When you execute UPDATE orders SET status = 'delivered' WHERE order_id = 1234, PostgreSQL does not find the existing row and modify it. It writes a new version of the row into the heap (in a free slot on the same or a different page), sets xmax on the old version to the current transaction ID, and leaves the old version in the heap page. The old version is now a dead tuple, invisible to future transactions but still occupying space.
The heap page now contains more data than it represents. Over time, on a table with frequent updates, heap pages can be mostly dead tuples. This is called heap bloat. It wastes disk space and, more importantly, causes reads to do more I/O to find live rows.
VACUUM is the background process that reclaims dead tuples. It scans heap pages, identifies tuples whose xmax is old enough that no active transaction could ever need them, and marks their space as reusable. autovacuum runs this automatically, but under heavy update load it can fall behind.

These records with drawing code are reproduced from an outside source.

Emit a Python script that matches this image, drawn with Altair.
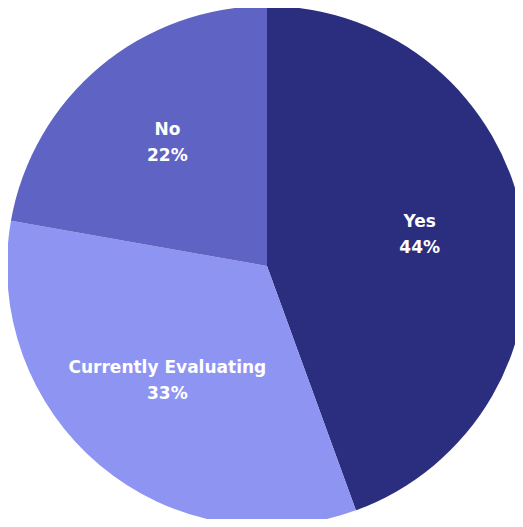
import altair as alt
import pandas as pd

categories = ["Yes", "Currently Evaluating", "No"]
values = [4, 3, 2]
percent_labels = ["44%", "33%", "22%"]
colors = ["#2B2D7E", "#8E94F2", "#5F63C4"]

df = pd.DataFrame({
    "category": categories,
    "value": values,
    "order": list(range(len(categories))),
    "label": [f"{c}\n{p}" for c, p in zip(categories, percent_labels)],
})

base = alt.Chart(df).encode(
    theta=alt.Theta("value:Q", stack=True),
    order=alt.Order("order:Q"),
)

arcs = base.mark_arc(outerRadius=260).encode(
    color=alt.Color("category:N", scale=alt.Scale(domain=categories, range=colors), legend=None)
)

text = base.mark_text(
    radius=155, dy=-17, lineBreak="\n", lineHeight=26, font="DejaVu Sans", fontWeight="bold",
    fontSize=17, color="white", align="center", baseline="middle"
).encode(text="label:N")

chart = (arcs + text).properties(
    width=496, height=500,
    padding={"left": 11, "top": 8, "right": 0, "bottom": 3},
    autosize=alt.AutoSizeParams(type="none"),
).configure_view(stroke=None)

chart.save("out.html", embed_options={"renderer": "svg", "actions": False})
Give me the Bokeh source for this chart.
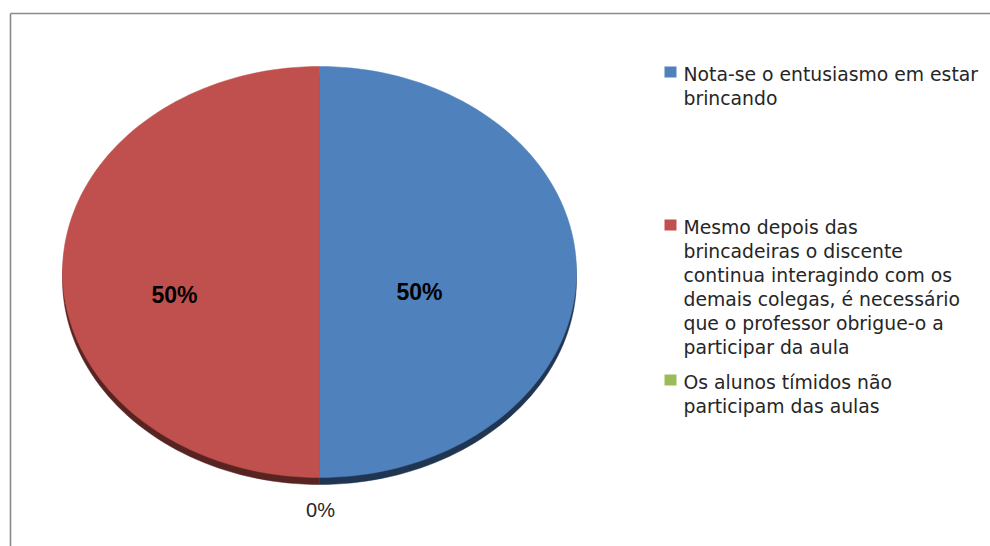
import numpy as np
from bokeh.plotting import figure
from bokeh.models import Range1d
from bokeh.core.properties import value
from bokeh.embed import file_html
from bokeh.resources import INLINE

# ---- data ----
categories = [
    "Nota-se o entusiasmo em estar\nbrincando",
    "Mesmo depois das\nbrincadeiras o discente\ncontinua interagindo com os\ndemais colegas, é necessário\nque o professor obrigue-o a\nparticipar da aula",
    "Os alunos tímidos não\nparticipam das aulas",
]
values = [50, 50, 0]
pct_labels = ["50%", "50%", "0%"]
colors = ["#4F81BD", "#C0504D", "#9BBB59"]
side_colors = ["#1f3552", "#582422", "#4d5e2c"]

# ---- layout ----
W, H = 990, 546
cx, cy, rx, ry, depth = 319, 271.5, 257, 205.5, 7
label_pos = [(419, 291), (174, 294), (320, 509)]
label_bold = [True, True, False]
legend_x_sq, legend_x_txt = 664, 683
legend_sq_top = [66, 219, 374]
legend_base = [74, 227, 382]
line_h = 24

p = figure(width=W, height=H, x_range=Range1d(0, W), y_range=Range1d(H, 0),
           output_backend="svg", toolbar_location=None, min_border=0)
p.axis.visible = False
p.grid.visible = False
p.outline_line_color = None
p.background_fill_color = "white"
p.border_fill_color = "white"

# frame
p.line([10, W + 5], [13, 13], line_color="#8a8a8a", line_width=1.6)
p.line([10, 10], [13, H + 5], line_color="#8a8a8a", line_width=1.6)

total = float(sum(values))
start = -np.pi / 2  # start at bottom, counter-clockwise
angles = []
a = start
for v in values:
    span = 2 * np.pi * v / total
    angles.append((a, a + span))
    a += span

def wedge(a0, a1, dy=0.0):
    n = max(2, int(200 * (a1 - a0) / (2 * np.pi)) + 2)
    t = np.linspace(a0, a1, n)
    xs = np.concatenate([[cx], cx + rx * np.cos(t), [cx]])
    ys = np.concatenate([[cy + dy], cy + dy - ry * np.sin(t), [cy + dy]])
    return list(xs), list(ys)

# side (depth)
for (a0, a1), c in zip(angles, side_colors):
    if a1 - a0 <= 0:
        continue
    xs, ys = wedge(a0, a1, depth)
    p.patch(xs, ys, fill_color=c, line_color=c, line_width=0.5)

# top face
for (a0, a1), c in zip(angles, colors):
    if a1 - a0 <= 0:
        continue
    xs, ys = wedge(a0, a1, 0)
    p.patch(xs, ys, fill_color=c, line_color=c, line_width=0.5)

# percentage labels
for txt, (lx, ly), b in zip(pct_labels, label_pos, label_bold):
    p.text([lx], [ly], text=[txt], text_align="center", text_baseline="middle",
           text_font=value("Liberation Sans"),
           text_font_size="23px" if b else "20px",
           text_font_style="bold" if b else "normal",
           text_color="#000000" if b else "#262626")

# legend
for cat, c, sq, base in zip(categories, colors, legend_sq_top, legend_base):
    p.quad(left=[legend_x_sq], right=[legend_x_sq + 12], top=[sq], bottom=[sq + 11],
           fill_color=c, line_color=None)
    for i, ln in enumerate(cat.split("\n")):
        p.text([legend_x_txt], [base + i * line_h], text=[ln], text_align="left",
               text_baseline="alphabetic", text_font=value("DejaVu Sans"),
               text_font_size="18.8px", text_color="#262626")

open("out.html", "w").write(file_html(p, INLINE))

The reason PostgreSQL does writing new versions rather than modifying in place is MVCC. Concurrent readers may need the old version of a row while a writer is updating it. Both versions need to coexist in the heap until no reader needs the old one. The dead tuple overhead is the cost of non-blocking reads.
Cassandra has a different but equivalent cost: it also writes new versions and marks deletions with tombstones, and the cleanup (compaction) is also asynchronous.